__What you will do__
Retype, exactly as they stand, the lines from the start of the data to the line that contains "(A1) at (66,31)", both ends included. Leave the pictures out.

__Charts and diagrams as code__
______________________________
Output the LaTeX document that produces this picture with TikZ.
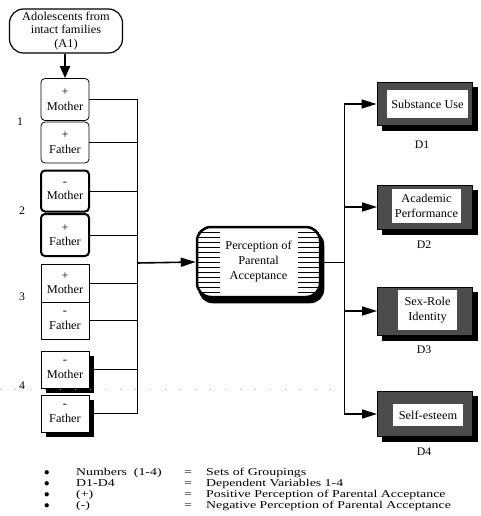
\documentclass[tikz,border=0pt]{standalone}
\usepackage{fontspec}
\setmainfont{Liberation Serif}[FakeStretch=1.03]
\newfontfamily\legendfont{Liberation Serif}[FakeStretch=1.32]
\usetikzlibrary{arrows.meta,backgrounds}

\begin{document}
\begin{tikzpicture}[x=1pt,y=-1pt,
  every node/.style={font=\fontsize{12}{14.5}\selectfont, align=center, inner sep=0pt},
  grpbox/.style={draw, line width=0.8pt, minimum width=48pt, fill=white},
  rnd/.style={grpbox, rounded corners=4pt},
  rndthick/.style={grpbox, rounded corners=4pt, line width=2pt},
  sqr/.style={grpbox},
  link/.style={line width=1pt},
  arr/.style={line width=1.6pt, -{Triangle[length=15pt,width=9pt]}},
  dep/.style={draw, line width=1pt, fill=black!70, minimum width=95pt},
  deptext/.style={fill=white},
  lbl/.style={font=\fontsize{11.5}{13}\selectfont},
  legend/.style={font=\legendfont\fontsize{10.5}{12}\selectfont, anchor=base west},
  shadowfill/.style={fill=black},
]
\useasboundingbox (0,0) rectangle (481,516);

% faint dotted guide line
\draw[black!35, line width=0.8pt, dash pattern=on 1pt off 14pt] (0,389) -- (335,389);

% source group
\node[draw, line width=1.2pt, rounded corners=14pt, minimum width=113pt, minimum height=44pt, fill=white,
  font=\fontsize{12}{13.5}\selectfont]
  (A1) at (66,31) {Adolescents from\\intact families\\(A1)};

% parent perception boxes
\node[rnd, minimum height=42pt] (M1) at (65,99.5) {+\\Mother};
\node[rnd, minimum height=41pt] (F1) at (65,142.5) {+\\Father};
\node[rndthick, minimum height=41pt] (M2) at (65,191) {-\\Mother};
\node[rndthick, minimum height=42pt] (F2) at (65,235) {+\\Father};
\node[sqr, minimum height=38pt] (M3) at (65,283) {+\\Mother};
\node[sqr, minimum height=37pt] (F3) at (65,320.5) {-\\Father};
\node[sqr, minimum height=37pt] (M4) at (65,369.5) {-\\Mother};
\node[sqr, minimum height=37pt] (F4) at (65,413.5) {-\\Father};

% group numbers
\node[lbl] (n1) at (20,122) {1};
\node[lbl] (n2) at (22,211) {2};
\node[lbl] (n3) at (22,297) {3};
\node[lbl] (n4) at (22,386) {4};

\draw[line width=2.2pt, -{Triangle[length=12pt,width=10pt]}] (A1.south -| M1.north) -- (M1.north);

% left collector bus
\coordinate (busL) at (137,263);
\foreach \b in {M1,F1,M2,F2,M3,F3,M4,F4} {
  \draw[link] (\b.east) -- (\b.east -| busL);
}
\draw[link] (M1.east -| busL) -- (F4.east -| busL);

% central construct
\node[draw, line width=2.5pt, rounded corners=14pt, minimum width=123pt, minimum height=70pt, fill=white]
  (P) at (258.5,262) {};
\begin{scope}
  \clip[rounded corners=14pt] (P.south west) rectangle (P.north east);
  \foreach \yy in {232,237,...,292} {
    \draw[line width=1pt] (197,\yy) -- (220,\yy);
    \draw[line width=1pt] (298,\yy) -- (320,\yy);
  }
\end{scope}
\node[fill=white, inner sep=2pt, font=\fontsize{12}{15}\selectfont] (Pt) at (P.center) {Perception of\\Parental\\Acceptance};

\draw[arr] (busL) -- (P.west);

% right distribution bus
\coordinate (busR) at (344,262);
\draw[link] (P.east) -- (busR);

% dependent variables
\node[dep, minimum height=43pt] (D1) at (424.5,104) {};
\node[deptext, minimum width=81pt, minimum height=28pt] (D1t) at (427.5,104) {Substance Use};
\node[dep, minimum height=44pt] (D2) at (425,207) {};
\node[deptext, minimum width=69pt, minimum height=34pt] (D2t) at (426.5,206) {Academic\\Performance};
\node[dep, minimum height=48pt] (D3) at (425,311) {};
\node[deptext, minimum width=59pt, minimum height=40pt] (D3t) at (427.5,310) {Sex-Role\\Identity};
\node[dep, minimum height=45pt] (D4) at (425,414) {};
\node[deptext, minimum width=70pt, minimum height=22pt] (D4t) at (428,415) {Self-esteem};

\node[lbl] (d1) at (422,145) {D1};
\node[lbl] (d2) at (424,245) {D2};
\node[lbl] (d3) at (424,350) {D3};
\node[lbl] (d4) at (424,452) {D4};

\draw[link] (D1.west -| busR) -- (D4.west -| busR);
\foreach \d in {D1,D2,D3,D4} {
  \draw[arr] (\d.west -| busR) -- (\d.west);
}

% solid black drop shadows, behind everything
\begin{scope}[on background layer]
  \fill[white] (0,0) rectangle (481,516);
  \foreach \s in {M4,F4,D1,D2,D3,D4} {
    \fill[shadowfill] ([shift={(5,5)}]\s.north west) rectangle ([shift={(5,5)}]\s.south east);
  }
  \fill[shadowfill, rounded corners=14pt] ([shift={(3,5)}]P.north west) rectangle ([shift={(3,5)}]P.south east);
\end{scope}

% legend
\foreach \yy/\ka/\kb [count=\i] in {475/{Numbers\ \ (1-4)}/Sets of Groupings,
                         486/D1-D4/Dependent Variables 1-4,
                         497/(+)/Positive Perception of Parental Acceptance,
                         508/(-)/Negative Perception of Parental Acceptance} {
  \node[legend] (b\i) at (44,\yy) {$\bullet$};
  \node[legend] (k\i) at (76,\yy) {\ka};
  \node[legend] (e\i) at (184,\yy) {=};
  \node[legend] (v\i) at (206,\yy) {\kb};
}
\end{tikzpicture}
\end{document}
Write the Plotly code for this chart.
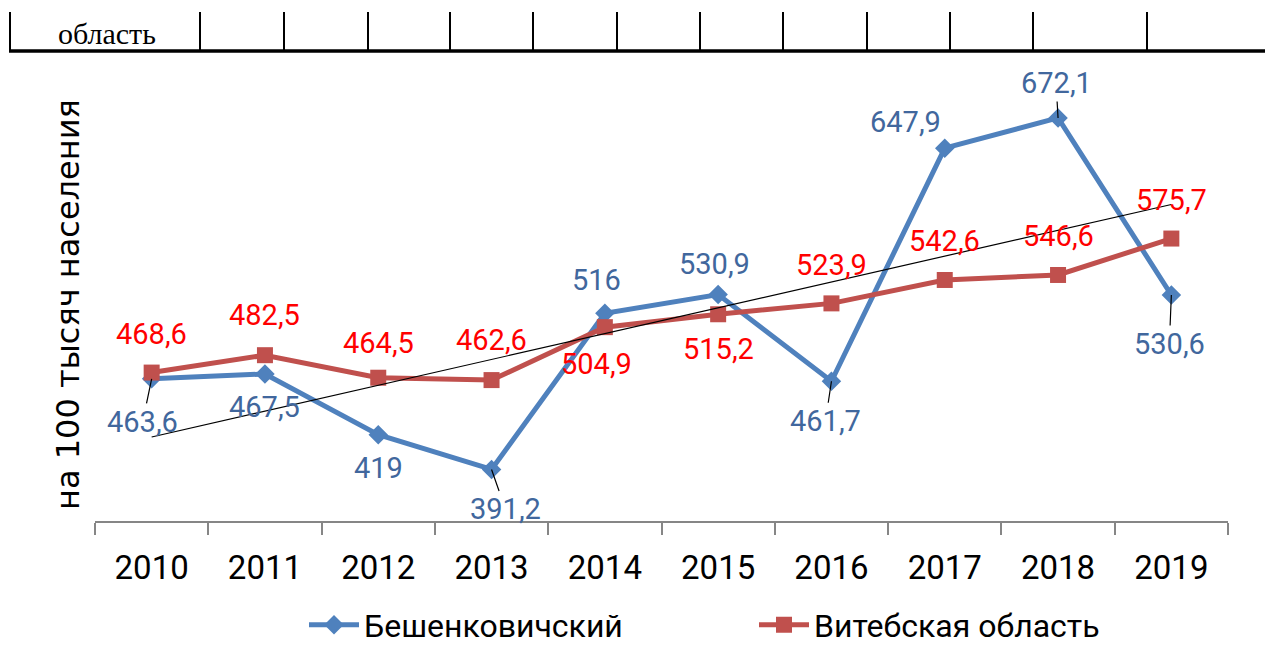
import numpy as np
import plotly.graph_objects as go

years = ["2010", "2011", "2012", "2013", "2014", "2015", "2016", "2017", "2018", "2019"]
beshenk = [463.6, 467.5, 419, 391.2, 516, 530.9, 461.7, 647.9, 672.1, 530.6]
vitebsk = [468.6, 482.5, 464.5, 462.6, 504.9, 515.2, 523.9, 542.6, 546.6, 575.7]
series_names = ["Бешенковичский", "Витебская область"]
y_title = "на 100 тысяч населения"
header_text = "область"

# page body adds an 8px offset; work in window pixels and convert
OFF = 8
W, H = 1273 - OFF, 645 - OFF
L, R, T, B = 95 - OFF, 1228 - OFF, 83 - OFF, 521 - OFF

def fmt(v):
    s = ("%.1f" % v).rstrip("0").rstrip(".")
    return s.replace(".", ",")

def px(x):  # window pixel -> paper x
    return (x - OFF - L) / (R - L)

def py(y):  # window pixel -> paper y
    return (B - (y - OFF)) / (B - T)

FONT = "Liberation Sans Narrow, Arial Narrow, Roboto, sans-serif"
BLUE = "#4F81BD"
RED = "#C0504D"
BLUE_TXT = "#41679D"
RED_TXT = "#FF0000"

fig = go.Figure()
fig.add_trace(go.Scatter(x=years, y=beshenk, name=series_names[0], mode="lines+markers",
                         line=dict(color=BLUE, width=5),
                         marker=dict(symbol="diamond", size=15, color=BLUE)))
fig.add_trace(go.Scatter(x=years, y=vitebsk, name=series_names[1], mode="lines+markers",
                         line=dict(color=RED, width=5),
                         marker=dict(symbol="square", size=16, color=RED)))

# linear trend of first series
idx = np.arange(len(years))
k, b0 = np.polyfit(idx, beshenk, 1)
fig.add_trace(go.Scatter(x=years, y=k * idx + b0, mode="lines", showlegend=False,
                         line=dict(color="black", width=1.2), hoverinfo="skip"))

# label offsets (pixels): (dx, dy) with dy downward positive, leader flag
blue_off = [(-9, 43, True), (0, 33, False), (0, 33, False), (14, 40, True), (-8, -33, False),
            (-4, -31, False), (-6, 40, True), (-39, -26, False), (-2, -35, True), (-2, 49, True)]
red_off = [(0, -39, False), (0, -40, False), (0, -35, False), (0, -40, False), (-8, 37, False),
           (0, 35, False), (0, -38, False), (0, -39, False), (0, -39, False), (0, -39, False)]

ann = []
for vals, offs, col in ((beshenk, blue_off, BLUE_TXT), (vitebsk, red_off, RED_TXT)):
    for i, (v, (dx, dy, lead)) in enumerate(zip(vals, offs)):
        if lead:
            ann.append(dict(x=i, y=v, xref="x", yref="y", text=fmt(v), showarrow=True,
                            arrowhead=0, arrowwidth=1.2,
                            arrowcolor="black", ax=dx, ay=dy, standoff=0,
                            font=dict(family=FONT, size=29, color=col)))
        else:
            ann.append(dict(x=i, y=v, xref="x", yref="y", text=fmt(v), showarrow=False,
                            xshift=dx, yshift=-dy,
                            font=dict(family=FONT, size=29, color=col)))

ann.append(dict(xref="paper", yref="paper", x=px(68), y=py(305), xanchor="center", yanchor="middle",
                text=y_title, textangle=-90, showarrow=False,
                font=dict(family="DejaVu Sans, sans-serif", size=32, color="black")))
ann.append(dict(xref="paper", yref="paper", x=px(107), y=py(33), xanchor="center", yanchor="middle",
                text=header_text, showarrow=False,
                font=dict(family="Liberation Serif, serif", size=30, color="black")))

shapes = []
for xv in [10, 200, 284, 368, 450, 533, 617, 700, 783, 867, 950, 1033, 1147]:
    shapes.append(dict(type="line", xref="paper", yref="paper", x0=px(xv), x1=px(xv),
                       y0=py(12), y1=py(51), line=dict(color="black", width=2)))
shapes.append(dict(type="line", xref="paper", yref="paper", x0=px(9), x1=px(1272),
                   y0=py(51), y1=py(51), line=dict(color="black", width=3.5)))

fig.update_layout(
    width=W, height=H,
    margin=dict(l=L, r=W - R, t=T, b=H - B, pad=0, autoexpand=False),
    paper_bgcolor="white", plot_bgcolor="white",
    showlegend=True,
    legend=dict(orientation="h", xref="container", yref="container",
                x=(304 - OFF) / W, y=1 - (625 - OFF) / H, xanchor="left", yanchor="middle",
                font=dict(family=FONT, size=32, color="black"),
                entrywidth=385, entrywidthmode="pixels", itemwidth=50),
    xaxis=dict(type="category", range=[-0.5, 9.5], showgrid=False, showline=True,
               linecolor="#868686", linewidth=2, ticks="outside", ticklen=12, tickwidth=2,
               tickcolor="#868686", tickson="boundaries", ticklabelstandoff=16, automargin=False,
               tickfont=dict(family=FONT, size=33, color="black")),
    yaxis=dict(range=[350, 700], showgrid=False, showline=False, showticklabels=False,
               ticks="", zeroline=False, automargin=False),
    annotations=ann, shapes=shapes,
)

fig.write_html("out.html")
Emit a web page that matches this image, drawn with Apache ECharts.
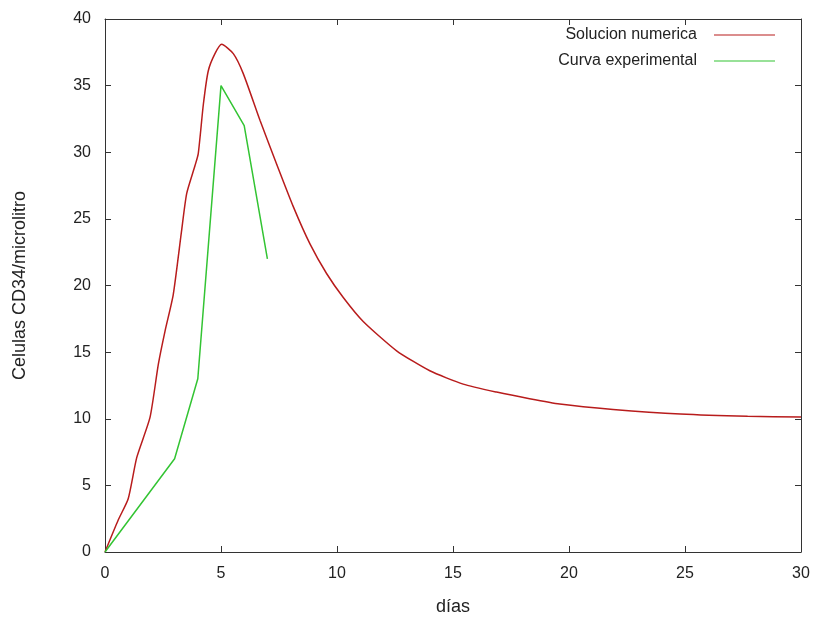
______________________________
__Solution__
Output the LaTeX document that produces this picture with TikZ.
\documentclass[tikz,border=0pt]{standalone}
\usepackage{fontspec}
\setmainfont{Liberation Serif}[FakeStretch=1.03]
\newfontfamily\legendfont{Liberation Serif}[FakeStretch=1.32]
\usetikzlibrary{arrows.meta,backgrounds}

\begin{document}
\begin{tikzpicture}[x=1pt,y=-1pt,
  every node/.style={font=\fontsize{12}{14.5}\selectfont, align=center, inner sep=0pt},
  grpbox/.style={draw, line width=0.8pt, minimum width=48pt, fill=white},
  rnd/.style={grpbox, rounded corners=4pt},
  rndthick/.style={grpbox, rounded corners=4pt, line width=2pt},
  sqr/.style={grpbox},
  link/.style={line width=1pt},
  arr/.style={line width=1.6pt, -{Triangle[length=15pt,width=9pt]}},
  dep/.style={draw, line width=1pt, fill=black!70, minimum width=95pt},
  deptext/.style={fill=white},
  lbl/.style={font=\fontsize{11.5}{13}\selectfont},
  legend/.style={font=\legendfont\fontsize{10.5}{12}\selectfont, anchor=base west},
  shadowfill/.style={fill=black},
]
\useasboundingbox (0,0) rectangle (481,516);

% faint dotted guide line
\draw[black!35, line width=0.8pt, dash pattern=on 1pt off 14pt] (0,389) -- (335,389);

% source group
\node[draw, line width=1.2pt, rounded corners=14pt, minimum width=113pt, minimum height=44pt, fill=white,
  font=\fontsize{12}{13.5}\selectfont]
  (A1) at (66,31) {Adolescents from\\intact families\\(A1)};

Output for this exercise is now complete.